Tolstoj è ossessionato dal progressivo disincanto che segna la vita coniugale. A una prima occhiata, La sonata a Kreutzer non non è altro che la confessione di un uomo geloso che uccide la moglie, sospettata, a torto o a ragione, di tradirlo. Il problema, però, per lo scrittore russo, è costituito dall’inferno coniugale al quale nessun uomo riesce a sfuggire: l’illusione romantica porta a credere che esista davvero qualcosa che è possibile condividere con l’altro. Quello che viene chiamato “amore”, per Tolstoj, è una forma di entusiasmo irragionevole, un nome utilizzato per nascondere quello che spinge davvero gli uni verso gli altri: il desiderio carnale. Appena si esaurisce, in effetti, niente tiene più legati gli sposi, eccetto l’obbligo.
Fidarsi dell’altro e accettare la differenza, aprirsi e lasciare che le cose accadano, scendere a patti con le ferite del tempo e meravigliarsi ancora e sempre della stessa presenza e degli stessi gesti, esprimere all’altro la propria disponibilità  e accoglienza senza obbligarlo a occupare un posto già  costruito: tutto questo manca nella coppia formata da Vasja e la moglie. Tolstoj mette in scena un incontro impossibile che si disgrega e va in frantumi, fughe che impediscono ai personaggi di ritrovarsi. Vasja e la moglie non si capiscono. Il tempo peggiora ancora di più la situazione: con il passare degli anni ognuno si trova solo con le proprie recriminazioni. La relazione si cristallizza in uno spazio-tempo carcerario dal quale non riescono a evadere se non con la morte violenta di uno dei due.
La fedeltà  è in un certo senso una tacita promessa che si apre all’avvenire ma non pretende di determinarlo, appare in modo discreto, talvolta addirittura impercettibile, non è qualcosa che si trova, che esiste già  nella semplice attesa di essere scoperta, ma affiora nella presenza, nel miracolo che si verifica ogni volta che si riesce a essere presso di sé e accanto all’altro. È la prossimità  a dare origine alla fedeltà : richiede lo sforzo dell’avvicinamento. Non è infatti possibile all’interno di una relazione cristallizzata e statica, ma là  dove la presenza è frutto di un movimento verso sé e verso l’altro: «Essere presenti significa avvicinarsi da un altro luogo o da un’altra situazione. Sono davvero qui solo perché ci sono arrivato e vado da un posto a un altro solo perché sono venuto al mondo e alla luce e quindi non perché ci sono sempre stato» (J. L. Chrétien, Promesses furtives). Chi va verso l’altro ha sempre in sé qualcosa di misterioso, di segreto e di sepolto, arriva con una mancanza che cerca di colmare, con una ricchezza che vuole condividere, viene da un “altrove”.

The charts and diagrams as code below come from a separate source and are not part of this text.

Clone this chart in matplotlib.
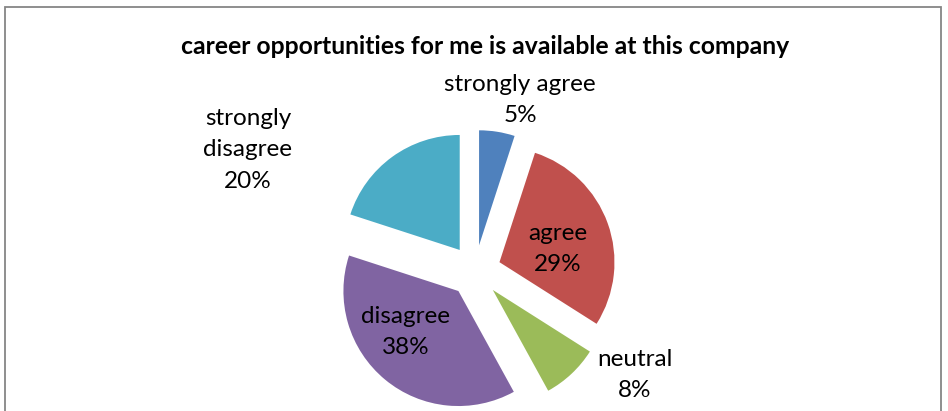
import matplotlib
matplotlib.use("Agg")
import matplotlib.pyplot as plt
from matplotlib.patches import Rectangle

# survey answers, clockwise from 12 o'clock
answers = ["strongly agree", "agree", "neutral", "disagree", "strongly\ndisagree"]
shares = [5, 29, 8, 38, 20]
colors = ["#4F81BD", "#C0504D", "#9BBB59", "#8064A2", "#4BACC6"]
title = "career opportunities for me is available at this company"

# where each label sits (pixel coords, y from top)
label_pos = [(520, 100), (558, 249), (635, 375), (406, 332), (248, 150)]

W, H = 948, 411
fig = plt.figure(figsize=(W / 100, H / 100), dpi=100)
ax = fig.add_axes([0, 0, 1, 1])

cx, cy, r = 475, H - 271, 115
# explode offset is in data units here (pixels)
ax.pie(shares, colors=colors, startangle=90, counterclock=False,
       center=(cx, cy), radius=r, explode=[26] * len(shares),
       wedgeprops=dict(linewidth=0))
ax.set_xlim(0, W)
ax.set_ylim(0, H)
ax.set_aspect("equal")
ax.axis("off")

font = "Lato"
for name, val, (x, y) in zip(answers, shares, label_pos):
    ax.text(x, H - y, f"{name}\n{val}%", ha="center", va="center",
            fontsize=17.5, family=font, linespacing=1.62, color="black")

fig.text(485 / W, 1 - 47 / H, title, ha="center", va="center",
         fontsize=17.8, fontweight="bold", family=font)

# chart frame, bottom edge runs off the image
fig.patches.append(Rectangle((5 / W, -0.1), 936 / W, 1.1 - 7 / H,
                             transform=fig.transFigure, fill=False,
                             edgecolor="#868686", linewidth=1.3))

fig.savefig("out.png", dpi=100)
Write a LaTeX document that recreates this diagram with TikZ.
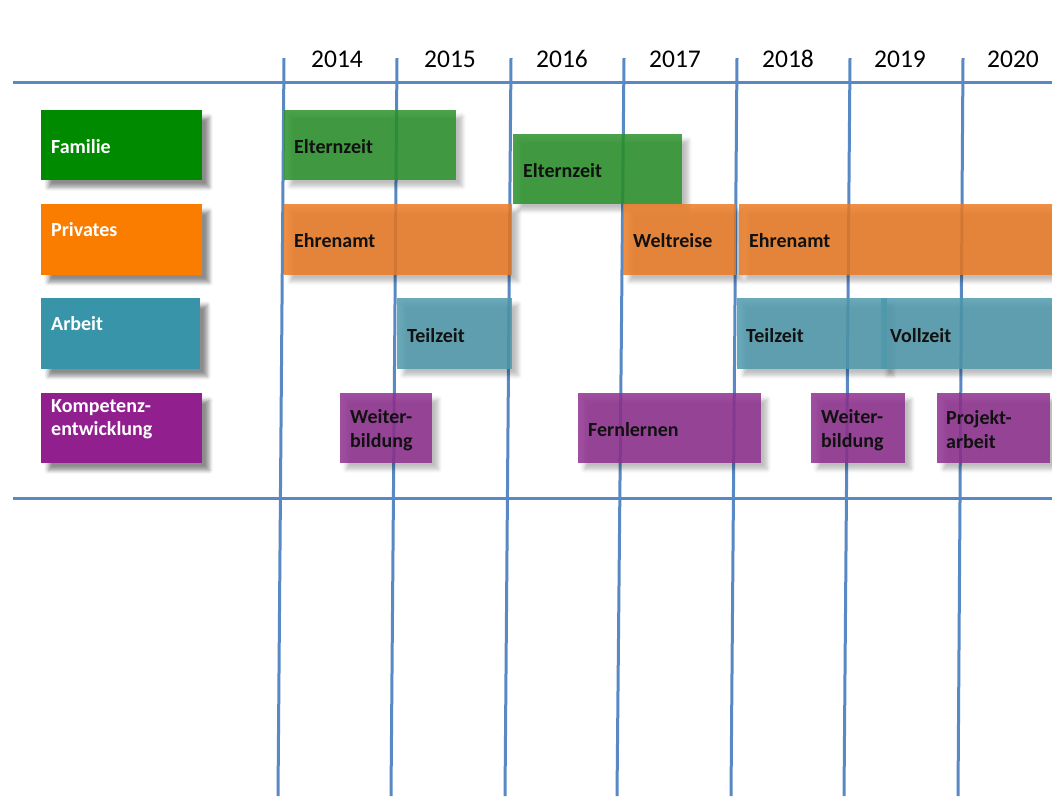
\documentclass[tikz,border=0pt]{standalone}
\usepackage{fontspec}
\setmainfont{Carlito}
\usetikzlibrary{shadows.blur}
\definecolor{gridblue}{RGB}{88,137,196}
\definecolor{famc}{RGB}{0,138,0}
\definecolor{privc}{RGB}{250,125,0}
\definecolor{arbc}{RGB}{56,148,168}
\definecolor{kompc}{RGB}{145,32,142}
\definecolor{famb}{RGB}{42,146,42}
\definecolor{privb}{RGB}{235,123,36}
\definecolor{arbb}{RGB}{78,153,172}
\definecolor{kompb}{RGB}{143,48,143}
\definecolor{txt}{RGB}{17,17,17}
\begin{document}
\begin{tikzpicture}[x=1pt,y=-1pt,
  gridline/.style={draw=gridblue, line width=3pt},
  catbox/.style={draw=none, anchor=north west, inner sep=0pt,
    blur shadow={shadow xshift=7pt, shadow yshift=-7pt, shadow blur radius=4pt, shadow opacity=45}},
  barbox/.style={draw=none, anchor=north west, inner sep=0pt, fill opacity=0.85,
    blur shadow={shadow xshift=6pt, shadow yshift=-6pt, shadow blur radius=4pt, shadow opacity=30}},
  cattext/.style={anchor=west, inner sep=0pt, text=white, font=\fontsize{20}{23}\selectfont\bfseries, align=left},
  bartext/.style={anchor=west, inner sep=0pt, text=txt, font=\fontsize{20}{24}\selectfont\bfseries, align=left},
  yeartext/.style={anchor=base, inner sep=0pt, font=\fontsize{25.5}{28}\selectfont, text=black}
]
\useasboundingbox (0,0) rectangle (1052,796);
% grid
\coordinate (hl1) at (13,82); \coordinate (hr1) at (1052,82);
\coordinate (hl2) at (13,498); \coordinate (hr2) at (1052,498);
\draw[gridline] (hl1) -- (hr1);
\draw[gridline] (hl2) -- (hr2);
\foreach \i/\t/\b in {1/284/278, 2/397/391, 3/511/505, 4/624/617, 5/737/731, 6/850/844, 7/963/958}{
  \coordinate (vt\i) at (\t,58);
  \coordinate (vb\i) at (\b,796);
  \draw[gridline] (vt\i) -- (vb\i);
}
% years
\node[yeartext] (y14) at (337,67) {2014};
\node[yeartext] (y15) at (450,67) {2015};
\node[yeartext] (y16) at (562,67) {2016};
\node[yeartext] (y17) at (675,67) {2017};
\node[yeartext] (y18) at (788,67) {2018};
\node[yeartext] (y19) at (900,67) {2019};
\node[yeartext] (y20) at (1013,67) {2020};
% categories
\node[catbox, fill=famc, minimum width=161pt, minimum height=70pt] (fam) at (41,110) {};
\node[cattext] (famt) at (51,147) {Familie};
\node[catbox, fill=privc, minimum width=161pt, minimum height=71pt] (priv) at (41,204) {};
\node[cattext] (privt) at (51,230) {Privates};
\node[catbox, fill=arbc, minimum width=159pt, minimum height=71pt] (arb) at (41,298) {};
\node[cattext] (arbt) at (51,324) {Arbeit};
\node[catbox, fill=kompc, minimum width=161pt, minimum height=70pt] (komp) at (41,393) {};
\node[cattext] (kompt) at (51,419) {Kompetenz-\\entwicklung};
% bars
\node[barbox, fill=famb, minimum width=172pt, minimum height=70pt] (el1) at (284,110) {};
\node[bartext] (el1t) at (294,147) {Elternzeit};
\node[barbox, fill=famb, minimum width=169pt, minimum height=70pt] (el2) at (513,134) {};
\node[bartext] (el2t) at (523,171) {Elternzeit};
\node[barbox, fill=privb, minimum width=228pt, minimum height=71pt] (eh1) at (284,204) {};
\node[bartext] (eh1t) at (294,241) {Ehrenamt};
\node[barbox, fill=privb, minimum width=113pt, minimum height=71pt] (wr) at (623,204) {};
\node[bartext] (wrt) at (633,241) {Weltreise};
\node[barbox, fill=privb, minimum width=313pt, minimum height=71pt] (eh2) at (739,204) {};
\node[bartext] (eh2t) at (749,241) {Ehrenamt};
\node[barbox, fill=arbb, minimum width=115pt, minimum height=71pt] (tz1) at (397,298) {};
\node[bartext] (tz1t) at (407,336) {Teilzeit};
\node[barbox, fill=arbb, minimum width=150pt, minimum height=71pt] (tz2) at (737,298) {};
\node[bartext] (tz2t) at (746,336) {Teilzeit};
\node[barbox, fill=arbb, minimum width=171pt, minimum height=71pt] (vz) at (881,298) {};
\node[bartext] (vzt) at (890,336) {Vollzeit};
\node[barbox, fill=kompb, minimum width=92pt, minimum height=70pt] (wb1) at (340,393) {};
\node[bartext] (wb1t) at (350,430) {Weiter-\\bildung};
\node[barbox, fill=kompb, minimum width=183pt, minimum height=70pt] (fl) at (578,393) {};
\node[bartext] (flt) at (588,430) {Fernlernen};
\node[barbox, fill=kompb, minimum width=94pt, minimum height=70pt] (wb2) at (811,393) {};
\node[bartext] (wb2t) at (821,430) {Weiter-\\bildung};
\node[barbox, fill=kompb, minimum width=113pt, minimum height=70pt] (pa) at (937,393) {};
\node[bartext] (pat) at (946,430) {Projekt-\\arbeit};
\end{tikzpicture}
\end{document}
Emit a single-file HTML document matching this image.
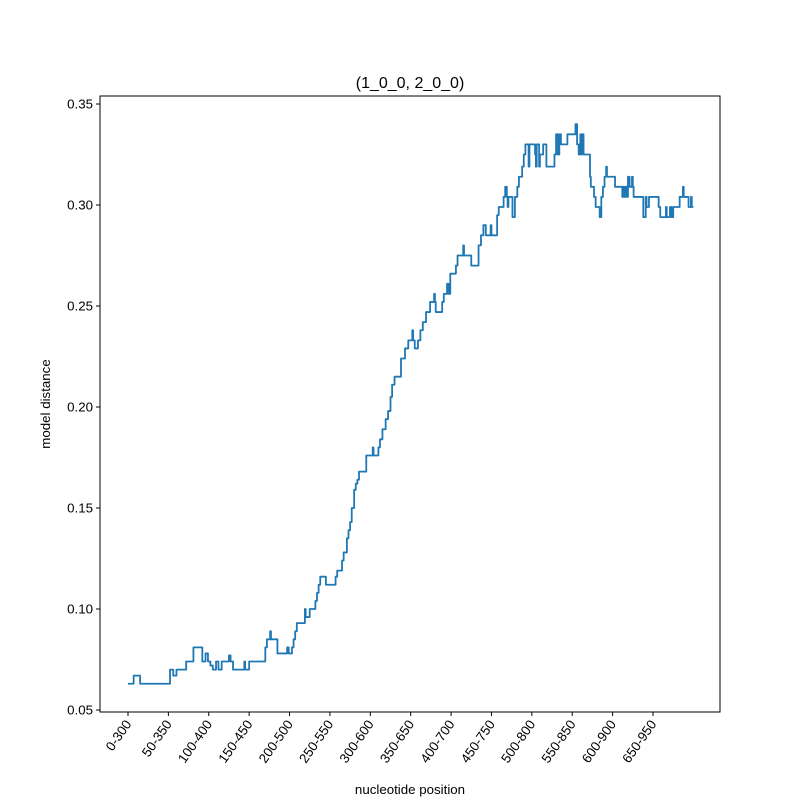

Fragile, perché mai al riparo dalla delusione, la fedeltà  si alimenta di questa presenza vulnerabile: al suo interno il vicino e il lontano si mescolano, per suo tramite è possibile avvicinarsi all’altro e lasciarsi avvicinare. Si fonda sulla scelta di una prossimità  amorosa che si è portati a ripetere ogni giorno, una presenza forse mancante e mai totale ma che, quando serve, è solida e permette a due individui di trovarsi, continuamente. La ripetizione è dunque il suo fondamento, ma non si tratta della ripetizione meccanica e obbligatoria che porta a fare e rifare sempre gli stessi gesti, a dire e ridire sempre le stesse parole. Il senso della fedeltà  risiede in questo: un progetto che si dispiega nello spazio dell’incontro, che rende possibile l’intimità  della coppia e si radica nel presente, senza rinchiudersi nel rifiuto del richiamo del futuro per paura del cambiamento.